▶ [Set problem]: Repeat the material verbatim. Images are excluded from the copy.

▶ [Available records]:
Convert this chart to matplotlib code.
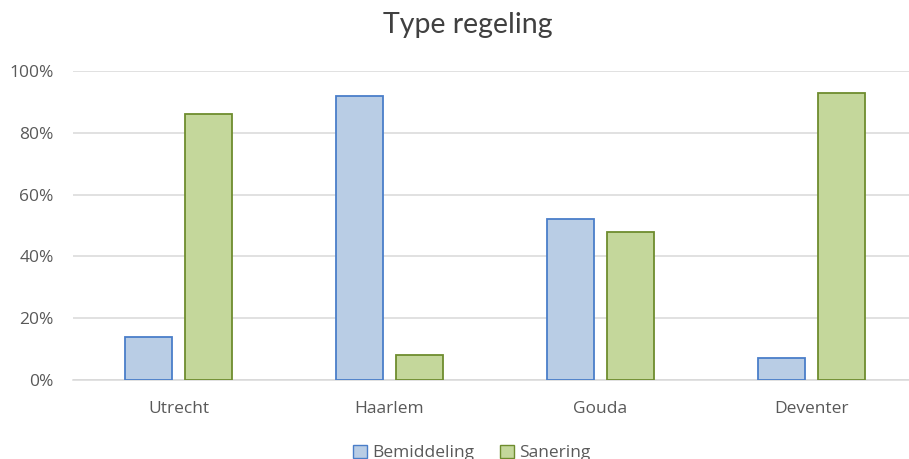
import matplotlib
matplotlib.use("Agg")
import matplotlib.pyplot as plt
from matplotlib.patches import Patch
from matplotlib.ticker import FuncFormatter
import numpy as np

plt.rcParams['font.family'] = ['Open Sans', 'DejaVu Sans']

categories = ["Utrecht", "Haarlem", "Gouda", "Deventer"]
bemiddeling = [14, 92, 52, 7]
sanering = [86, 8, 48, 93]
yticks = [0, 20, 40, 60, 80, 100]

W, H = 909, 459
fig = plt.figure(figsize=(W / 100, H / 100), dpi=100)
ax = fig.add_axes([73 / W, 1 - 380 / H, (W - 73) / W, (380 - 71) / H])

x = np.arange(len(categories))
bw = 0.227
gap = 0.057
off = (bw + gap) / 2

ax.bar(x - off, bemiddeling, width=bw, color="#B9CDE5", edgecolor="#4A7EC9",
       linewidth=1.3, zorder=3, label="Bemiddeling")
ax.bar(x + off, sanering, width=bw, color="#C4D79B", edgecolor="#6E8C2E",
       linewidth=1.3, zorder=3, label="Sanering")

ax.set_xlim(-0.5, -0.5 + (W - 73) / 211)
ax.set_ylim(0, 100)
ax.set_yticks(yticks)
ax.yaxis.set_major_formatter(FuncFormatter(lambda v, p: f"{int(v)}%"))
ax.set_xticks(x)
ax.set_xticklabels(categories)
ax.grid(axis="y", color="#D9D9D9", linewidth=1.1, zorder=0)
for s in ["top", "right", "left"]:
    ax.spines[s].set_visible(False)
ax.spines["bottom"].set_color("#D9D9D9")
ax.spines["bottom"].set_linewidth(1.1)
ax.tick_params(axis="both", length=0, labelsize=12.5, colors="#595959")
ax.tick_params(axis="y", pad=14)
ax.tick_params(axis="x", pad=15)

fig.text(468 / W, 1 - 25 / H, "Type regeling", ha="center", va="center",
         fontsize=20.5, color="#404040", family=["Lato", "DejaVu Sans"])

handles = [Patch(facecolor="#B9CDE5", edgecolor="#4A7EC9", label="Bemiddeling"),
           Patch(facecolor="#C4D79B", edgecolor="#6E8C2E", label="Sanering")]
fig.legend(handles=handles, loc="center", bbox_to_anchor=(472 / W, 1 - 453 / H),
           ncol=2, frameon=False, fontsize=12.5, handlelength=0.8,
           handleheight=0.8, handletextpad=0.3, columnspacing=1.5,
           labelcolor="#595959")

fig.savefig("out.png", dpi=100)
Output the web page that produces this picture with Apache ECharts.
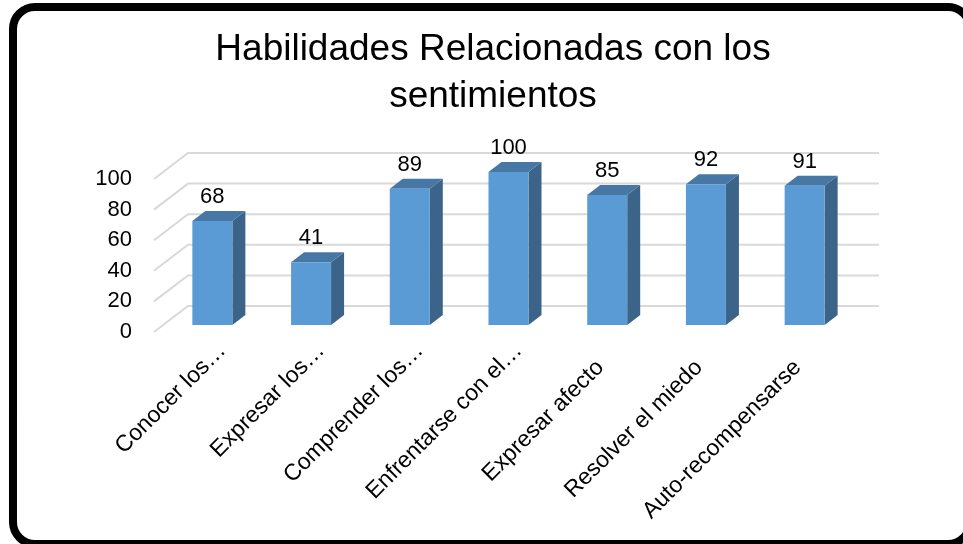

▶ [Expected output]:
Convert this chart to matplotlib code.
import matplotlib
matplotlib.use("Agg")
import matplotlib.pyplot as plt
from matplotlib.patches import Patch
from matplotlib.ticker import FuncFormatter
import numpy as np

plt.rcParams['font.family'] = ['Open Sans', 'DejaVu Sans']

categories = ["Utrecht", "Haarlem", "Gouda", "Deventer"]
bemiddeling = [14, 92, 52, 7]
sanering = [86, 8, 48, 93]
yticks = [0, 20, 40, 60, 80, 100]

W, H = 909, 459
fig = plt.figure(figsize=(W / 100, H / 100), dpi=100)
ax = fig.add_axes([73 / W, 1 - 380 / H, (W - 73) / W, (380 - 71) / H])

x = np.arange(len(categories))
bw = 0.227
gap = 0.057
off = (bw + gap) / 2

ax.bar(x - off, bemiddeling, width=bw, color="#B9CDE5", edgecolor="#4A7EC9",
       linewidth=1.3, zorder=3, label="Bemiddeling")
ax.bar(x + off, sanering, width=bw, color="#C4D79B", edgecolor="#6E8C2E",
       linewidth=1.3, zorder=3, label="Sanering")

ax.set_xlim(-0.5, -0.5 + (W - 73) / 211)
ax.set_ylim(0, 100)
ax.set_yticks(yticks)
ax.yaxis.set_major_formatter(FuncFormatter(lambda v, p: f"{int(v)}%"))
ax.set_xticks(x)
ax.set_xticklabels(categories)
ax.grid(axis="y", color="#D9D9D9", linewidth=1.1, zorder=0)
for s in ["top", "right", "left"]:
    ax.spines[s].set_visible(False)
ax.spines["bottom"].set_color("#D9D9D9")
ax.spines["bottom"].set_linewidth(1.1)
ax.tick_params(axis="both", length=0, labelsize=12.5, colors="#595959")
ax.tick_params(axis="y", pad=14)
ax.tick_params(axis="x", pad=15)

fig.text(468 / W, 1 - 25 / H, "Type regeling", ha="center", va="center",
         fontsize=20.5, color="#404040", family=["Lato", "DejaVu Sans"])

handles = [Patch(facecolor="#B9CDE5", edgecolor="#4A7EC9", label="Bemiddeling"),
           Patch(facecolor="#C4D79B", edgecolor="#6E8C2E", label="Sanering")]
fig.legend(handles=handles, loc="center", bbox_to_anchor=(472 / W, 1 - 453 / H),
           ncol=2, frameon=False, fontsize=12.5, handlelength=0.8,
           handleheight=0.8, handletextpad=0.3, columnspacing=1.5,
           labelcolor="#595959")

fig.savefig("out.png", dpi=100)
Output the web page that produces this picture with Apache ECharts.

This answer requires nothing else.